§ **What to produce**: Quote the listing below in full and exactly as written, but omit every picture.

§ **Available data**:
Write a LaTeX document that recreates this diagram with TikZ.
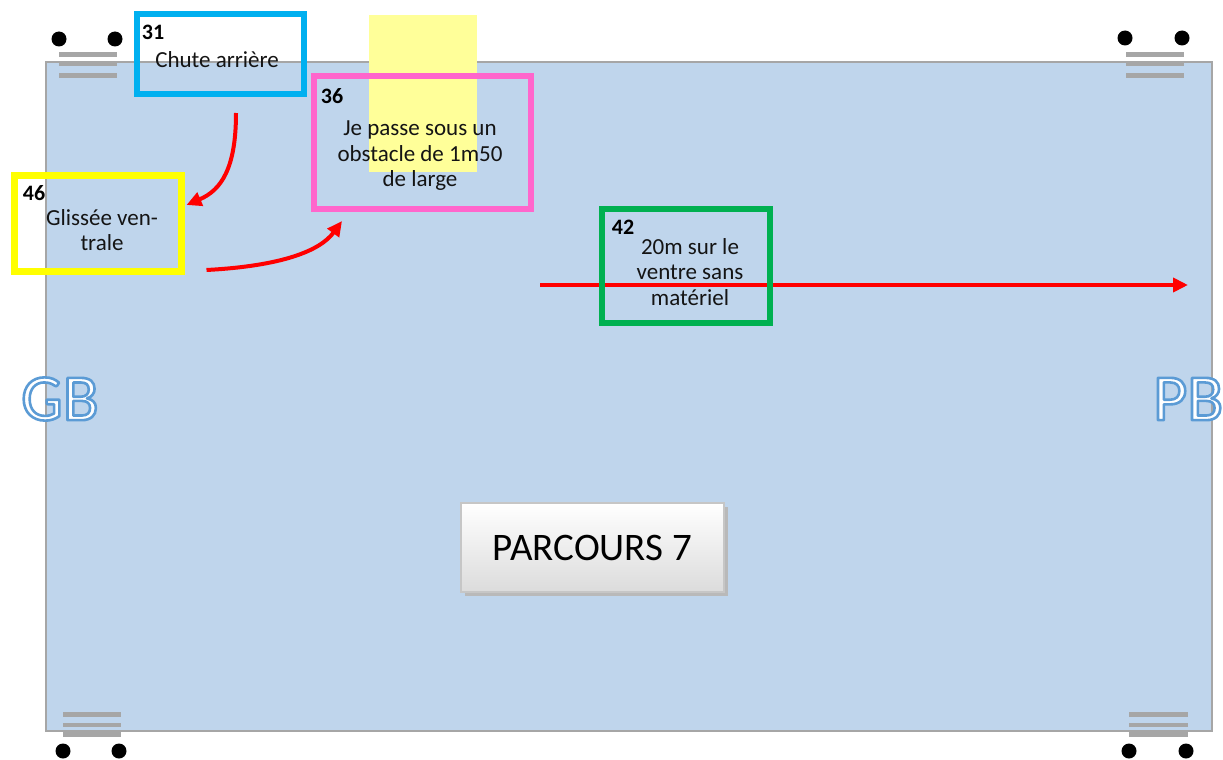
\documentclass[tikz,border=0pt]{standalone}
\usepackage{fontspec}
\setmainfont{Carlito}
\usetikzlibrary{arrows.meta,calc}
\definecolor{poolfill}{RGB}{191,213,236}
\definecolor{poolline}{RGB}{166,166,166}
\definecolor{c31}{RGB}{0,176,240}
\definecolor{c36}{RGB}{255,102,204}
\definecolor{c46}{RGB}{255,255,0}
\definecolor{c42}{RGB}{0,176,80}
\definecolor{sticky}{RGB}{255,255,153}
\definecolor{gbblue}{RGB}{91,155,213}
\definecolor{arrowred}{RGB}{255,0,0}
\definecolor{txt}{RGB}{20,20,20}
\newcommand\outlinedword[1]{\special{pdf:literal direct 0.357 0.608 0.835 RG 1 1 1 rg 2.6 w 1 j 2 Tr}#1\special{pdf:literal direct 0 Tr}}
\tikzset{
  bar/.style={fill=poolline, draw=none},
  dot/.style={fill=black, draw=none},
  taskbox/.style={draw, line width=6pt, fill=none, inner sep=0pt},
  num/.style={font=\fontsize{22}{24}\selectfont\bfseries, text=black, inner sep=0pt},
  body/.style={font=\fontsize{23}{25.5}\selectfont, text=txt, align=center, inner sep=0pt},
  route/.style={draw=arrowred, line width=4pt, -{Triangle[length=15pt,width=14pt]}},
  bigletter/.style={font=\fontsize{66}{70}\selectfont, inner sep=0pt, anchor=west},
}
\begin{document}
\begin{tikzpicture}[x=1pt,y=-1pt]
\useasboundingbox (0,0) rectangle (1223,760);
% pool
\draw[fill=poolfill, draw=poolline, line width=2.5pt] (46,62) rectangle (1212,731);
% sticky note
\fill[sticky] (369,15) rectangle (477,172);
% ladders
\foreach \ya/\yb in {52/57,62/66.5,73.5/78}{
  \fill[bar] (59,\ya) rectangle (117,\yb);
  \fill[bar] (1126,\ya) rectangle (1184,\yb);
}
\foreach \ya/\yb in {712/717,722.5/727,732/737}{
  \fill[bar] (63,\ya) rectangle (121,\yb);
  \fill[bar] (1129,\ya) rectangle (1188,\yb);
}
\foreach \x/\y in {59/39,115/39,1125/38,1182/38,63/751,119/751,1129/751,1186/751}{
  \fill[dot] (\x,\y) circle (7.5);
}
% GB / PB
\node[bigletter] (gb) at (21,399) {\outlinedword{GB}};
\node[bigletter] (pb) at (1153,399) {\outlinedword{PB}};
% task boxes
\node[taskbox, draw=c31, minimum width=167, minimum height=80] (b31) at (220.5,54) {};
\node[num] (n31) at (153,32) {31};
\node[body] (t31) at (217,60) {Chute arrière};

\node[taskbox, draw=c36, minimum width=217, minimum height=133] (b36) at (422.5,142.5) {};
\node[num] (n36) at (332,96) {36};
\node[body] (t36) at (420,156) {Je passe sous un\\obstacle de 1m50\\de large};

\node[taskbox, draw=c46, line width=7pt, minimum width=167, minimum height=96] (b46) at (97.5,223) {};
\node[num] (n46) at (34,193) {46};
\node[body] (t46) at (102,230) {Glissée ven-\\trale};

% route arrows
\coordinate (s1) at ($(b31.south)+(15.5,16)$);
\coordinate (e1) at ($(b46.east)+(2,-18)$);
\draw[route] (s1) .. controls ($(s1)+(0,55)$) and ($(e1)+(35,-15)$) .. (e1);
\coordinate (s2) at ($(b46.east)+(22,47)$);
\coordinate (e2) at ($(b36.south west)+(31,9)$);
\draw[route] (s2) .. controls ($(s2)+(75,-4)$) and ($(e2)+(-22,30)$) .. (e2);
\coordinate (s3) at (540,285);
\coordinate (e3) at (1188,285);
\draw[route] (s3) -- (e3);

\node[taskbox, draw=c42, minimum width=168, minimum height=114] (b42) at (686,266) {};
\node[num] (n42) at (623,227) {42};
\node[body] (t42) at (690,272) {20m sur le\\ventre sans\\matériel};

% title button
\fill[gray!55] (465,507) rectangle (728,596);
\node[draw=gray!45, line width=2pt, top color=white, bottom color=gray!28, minimum width=263, minimum height=89, inner sep=0pt] (btn) at (592.5,547.5) {};
\node[font=\fontsize{39}{41}\selectfont, text=black, inner sep=0pt] (title) at (btn.center) {PARCOURS 7};
\end{tikzpicture}
\end{document}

§ **Output for this exercise**:
Write a LaTeX document that recreates this diagram with TikZ.
\documentclass[tikz,border=0pt]{standalone}
\usepackage{fontspec}
\setmainfont{Carlito}
\usetikzlibrary{arrows.meta,calc}
\definecolor{poolfill}{RGB}{191,213,236}
\definecolor{poolline}{RGB}{166,166,166}
\definecolor{c31}{RGB}{0,176,240}
\definecolor{c36}{RGB}{255,102,204}
\definecolor{c46}{RGB}{255,255,0}
\definecolor{c42}{RGB}{0,176,80}
\definecolor{sticky}{RGB}{255,255,153}
\definecolor{gbblue}{RGB}{91,155,213}
\definecolor{arrowred}{RGB}{255,0,0}
\definecolor{txt}{RGB}{20,20,20}
\newcommand\outlinedword[1]{\special{pdf:literal direct 0.357 0.608 0.835 RG 1 1 1 rg 2.6 w 1 j 2 Tr}#1\special{pdf:literal direct 0 Tr}}
\tikzset{
  bar/.style={fill=poolline, draw=none},
  dot/.style={fill=black, draw=none},
  taskbox/.style={draw, line width=6pt, fill=none, inner sep=0pt},
  num/.style={font=\fontsize{22}{24}\selectfont\bfseries, text=black, inner sep=0pt},
  body/.style={font=\fontsize{23}{25.5}\selectfont, text=txt, align=center, inner sep=0pt},
  route/.style={draw=arrowred, line width=4pt, -{Triangle[length=15pt,width=14pt]}},
  bigletter/.style={font=\fontsize{66}{70}\selectfont, inner sep=0pt, anchor=west},
}
\begin{document}
\begin{tikzpicture}[x=1pt,y=-1pt]
\useasboundingbox (0,0) rectangle (1223,760);
% pool
\draw[fill=poolfill, draw=poolline, line width=2.5pt] (46,62) rectangle (1212,731);
% sticky note
\fill[sticky] (369,15) rectangle (477,172);
% ladders
\foreach \ya/\yb in {52/57,62/66.5,73.5/78}{
  \fill[bar] (59,\ya) rectangle (117,\yb);
  \fill[bar] (1126,\ya) rectangle (1184,\yb);
}
\foreach \ya/\yb in {712/717,722.5/727,732/737}{
  \fill[bar] (63,\ya) rectangle (121,\yb);
  \fill[bar] (1129,\ya) rectangle (1188,\yb);
}
\foreach \x/\y in {59/39,115/39,1125/38,1182/38,63/751,119/751,1129/751,1186/751}{
  \fill[dot] (\x,\y) circle (7.5);
}
% GB / PB
\node[bigletter] (gb) at (21,399) {\outlinedword{GB}};
\node[bigletter] (pb) at (1153,399) {\outlinedword{PB}};
% task boxes
\node[taskbox, draw=c31, minimum width=167, minimum height=80] (b31) at (220.5,54) {};
\node[num] (n31) at (153,32) {31};
\node[body] (t31) at (217,60) {Chute arrière};

\node[taskbox, draw=c36, minimum width=217, minimum height=133] (b36) at (422.5,142.5) {};
\node[num] (n36) at (332,96) {36};
\node[body] (t36) at (420,156) {Je passe sous un\\obstacle de 1m50\\de large};

\node[taskbox, draw=c46, line width=7pt, minimum width=167, minimum height=96] (b46) at (97.5,223) {};
\node[num] (n46) at (34,193) {46};
\node[body] (t46) at (102,230) {Glissée ven-\\trale};

% route arrows
\coordinate (s1) at ($(b31.south)+(15.5,16)$);
\coordinate (e1) at ($(b46.east)+(2,-18)$);
\draw[route] (s1) .. controls ($(s1)+(0,55)$) and ($(e1)+(35,-15)$) .. (e1);
\coordinate (s2) at ($(b46.east)+(22,47)$);
\coordinate (e2) at ($(b36.south west)+(31,9)$);
\draw[route] (s2) .. controls ($(s2)+(75,-4)$) and ($(e2)+(-22,30)$) .. (e2);
\coordinate (s3) at (540,285);
\coordinate (e3) at (1188,285);
\draw[route] (s3) -- (e3);

\node[taskbox, draw=c42, minimum width=168, minimum height=114] (b42) at (686,266) {};
\node[num] (n42) at (623,227) {42};
\node[body] (t42) at (690,272) {20m sur le\\ventre sans\\matériel};

% title button
\fill[gray!55] (465,507) rectangle (728,596);
\node[draw=gray!45, line width=2pt, top color=white, bottom color=gray!28, minimum width=263, minimum height=89, inner sep=0pt] (btn) at (592.5,547.5) {};
\node[font=\fontsize{39}{41}\selectfont, text=black, inner sep=0pt] (title) at (btn.center) {PARCOURS 7};
\end{tikzpicture}
\end{document}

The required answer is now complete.